Protection of Victims, Complainants And Witnesses
Quite rightly, it is then recommended in para 7.8 that, “The Commission recommends that an effective mechanism must be put in place in order to protect the victims of torture, the complainants and the witnesses against possible threats, violence or ill treatment.”
Without mincing any words, it is then laudably recommended in para 7.9 that, “Going by the law of torts, which states ‘liability follows negligence’ the Commission is of the opinion that the State should own the responsibility for the injuries caused by its agents on citizens, and principle of sovereign immunity cannot override the rights assured by the Constitution.

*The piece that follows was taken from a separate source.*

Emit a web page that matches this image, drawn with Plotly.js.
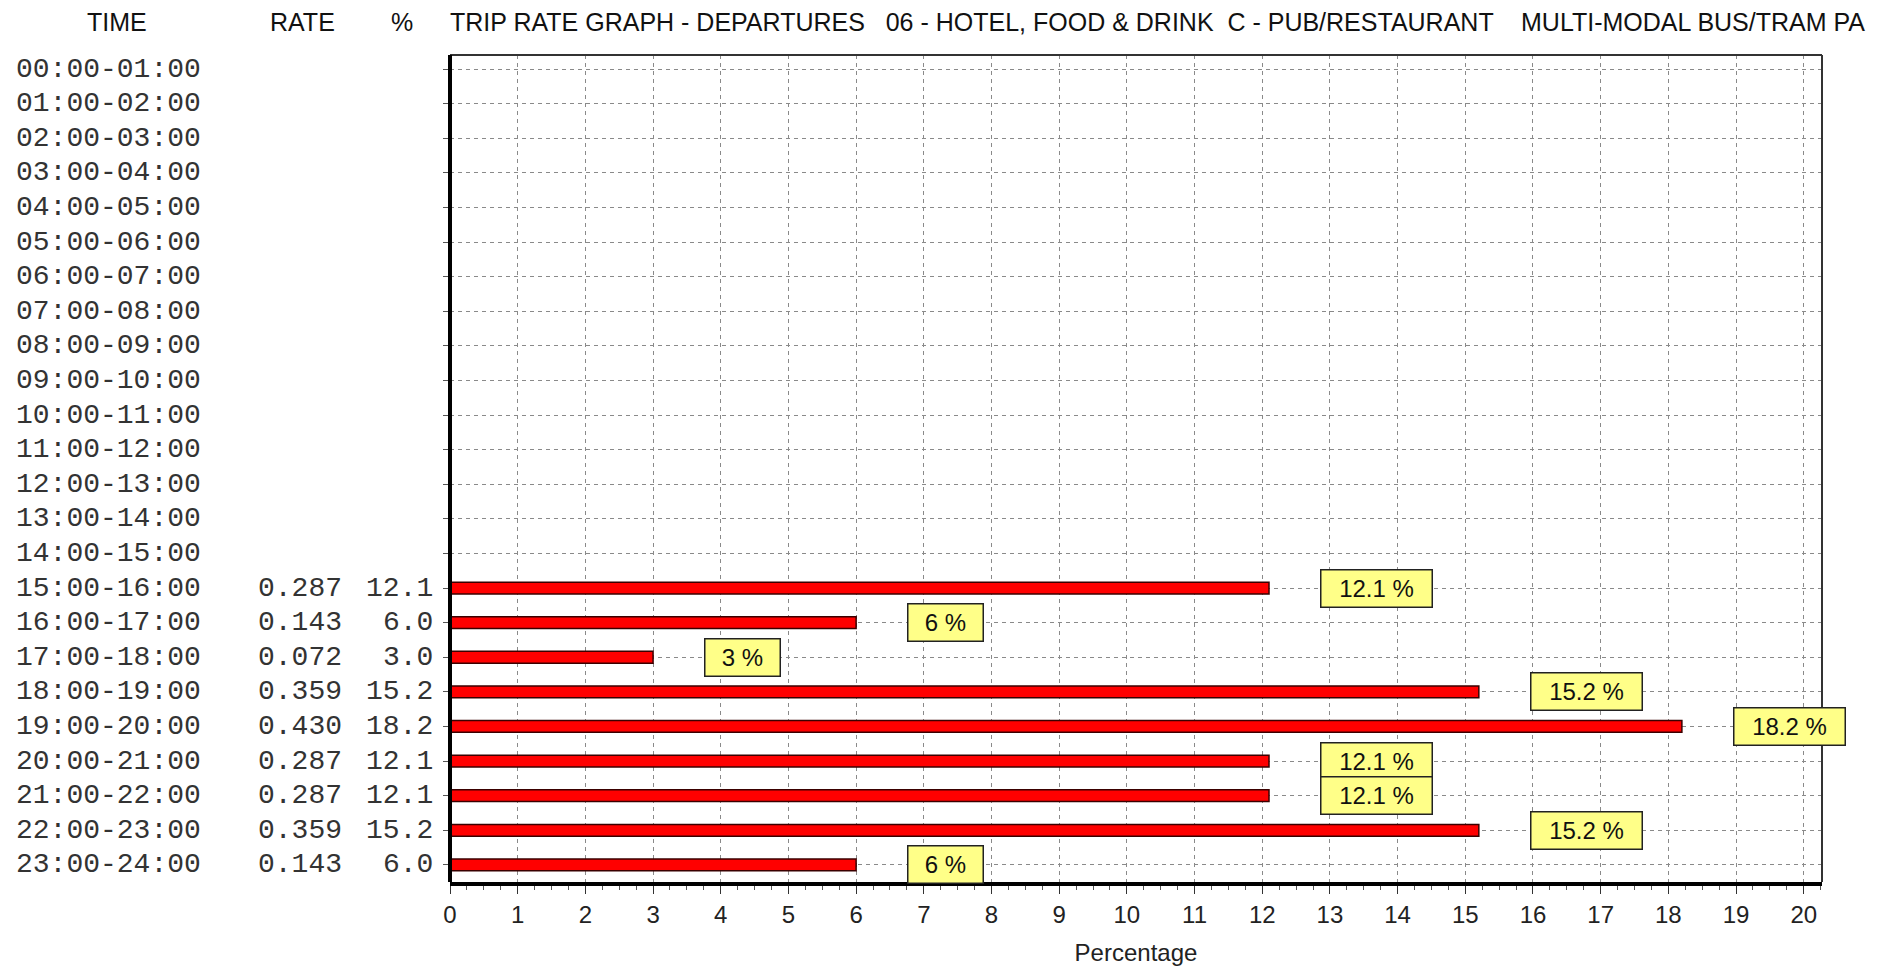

While dealing with the plea of sovereign immunity, the Courts will have to bear in mind that it is the citizens who are entitled for fundamental rights, and not the agents of the State.”

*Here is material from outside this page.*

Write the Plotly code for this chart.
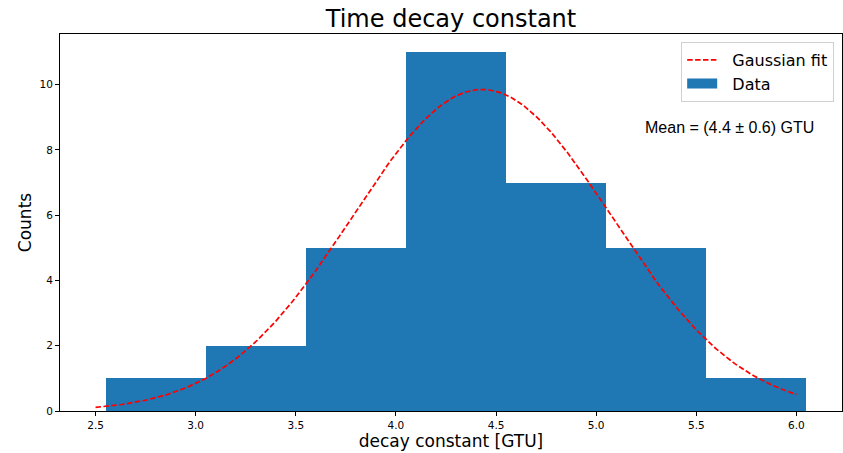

Finally, it is then recommended in para 7.10 that, “In light of the aforesaid discussions, the Central Government may take a decision on the issue of ratification of the Convention, and in case it is decided to go for ratification, then, the Prevention of Torture Bill, 2017 appended to the Report may be considered. The Commission recommends accordingly.”
To sum up, torture what to talk about brutal torture cannot be justified under any circumstances. Those who dare to indulge in it as we keep hearing then they must be booked and punished most strictly. If the person tortured dies or is grievously wounded then the punishment also must increase accordingly! Till now we see how police men even after torturing still mostly escape unscathed which should never be the case but this is the unpalatable truth which just cannot be denied. Things must certainly change now and for this to happen our penal laws must be amended suitably and what all the Law Commission of India has recommended in this historic report must be implemented in totality. It certainly now brooks no more delay anymore!